* OBJECTIVE *
Output the material word for word. Leave each picture out.

--------

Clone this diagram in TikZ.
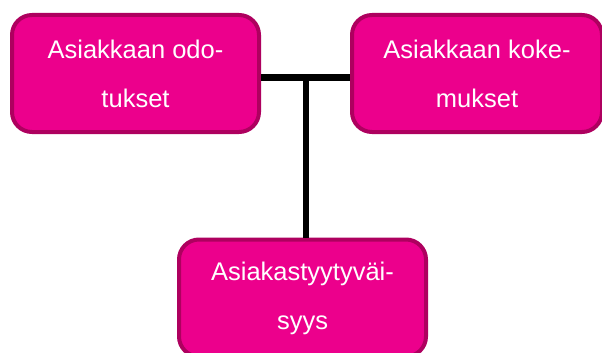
\documentclass[tikz,border=0pt]{standalone}
\usepackage{fontspec}
\setmainfont{Liberation Sans}
\definecolor{boxfill}{HTML}{EC008C}
\definecolor{boxline}{HTML}{AE005F}
\begin{document}
\begin{tikzpicture}[x=1pt,y=1pt,
  box/.style={draw=boxline, fill=boxfill, line width=4pt, rounded corners=20pt,
    text=white, align=center, inner sep=0pt,
    font=\fontsize{25.5}{49}\selectfont},
  conn/.style={draw=black, line width=6.5pt}]
\useasboundingbox (0,0) rectangle (602,-353);
\node[box, minimum width=247pt, minimum height=117pt] (b1) at (135.5,-73.5) {Asiakkaan odo-\\tukset};
\node[box, minimum width=250pt, minimum height=117pt] (b2) at (477,-73.5) {Asiakkaan koke-\\mukset};
\node[box, minimum width=247pt, minimum height=117pt] (b3) at (302.5,-298) {Asiakastyytyväi-\\syys};
\coordinate (j) at (306,-77.5);
\draw[conn] (b1.east |- j) -- (b2.west |- j);
\draw[conn] (j) -- (j |- b3.north);
\end{tikzpicture}
\end{document}
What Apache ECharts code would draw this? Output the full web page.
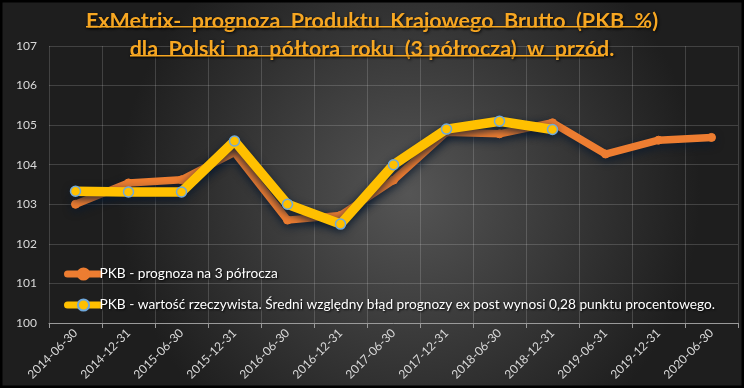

--------

* REPLY TO THE TASK *
Clone this diagram in TikZ.
\documentclass[tikz,border=0pt]{standalone}
\usepackage{fontspec}
\setmainfont{Liberation Sans}
\definecolor{boxfill}{HTML}{EC008C}
\definecolor{boxline}{HTML}{AE005F}
\begin{document}
\begin{tikzpicture}[x=1pt,y=1pt,
  box/.style={draw=boxline, fill=boxfill, line width=4pt, rounded corners=20pt,
    text=white, align=center, inner sep=0pt,
    font=\fontsize{25.5}{49}\selectfont},
  conn/.style={draw=black, line width=6.5pt}]
\useasboundingbox (0,0) rectangle (602,-353);
\node[box, minimum width=247pt, minimum height=117pt] (b1) at (135.5,-73.5) {Asiakkaan odo-\\tukset};
\node[box, minimum width=250pt, minimum height=117pt] (b2) at (477,-73.5) {Asiakkaan koke-\\mukset};
\node[box, minimum width=247pt, minimum height=117pt] (b3) at (302.5,-298) {Asiakastyytyväi-\\syys};
\coordinate (j) at (306,-77.5);
\draw[conn] (b1.east |- j) -- (b2.west |- j);
\draw[conn] (j) -- (j |- b3.north);
\end{tikzpicture}
\end{document}
What Apache ECharts code would draw this? Output the full web page.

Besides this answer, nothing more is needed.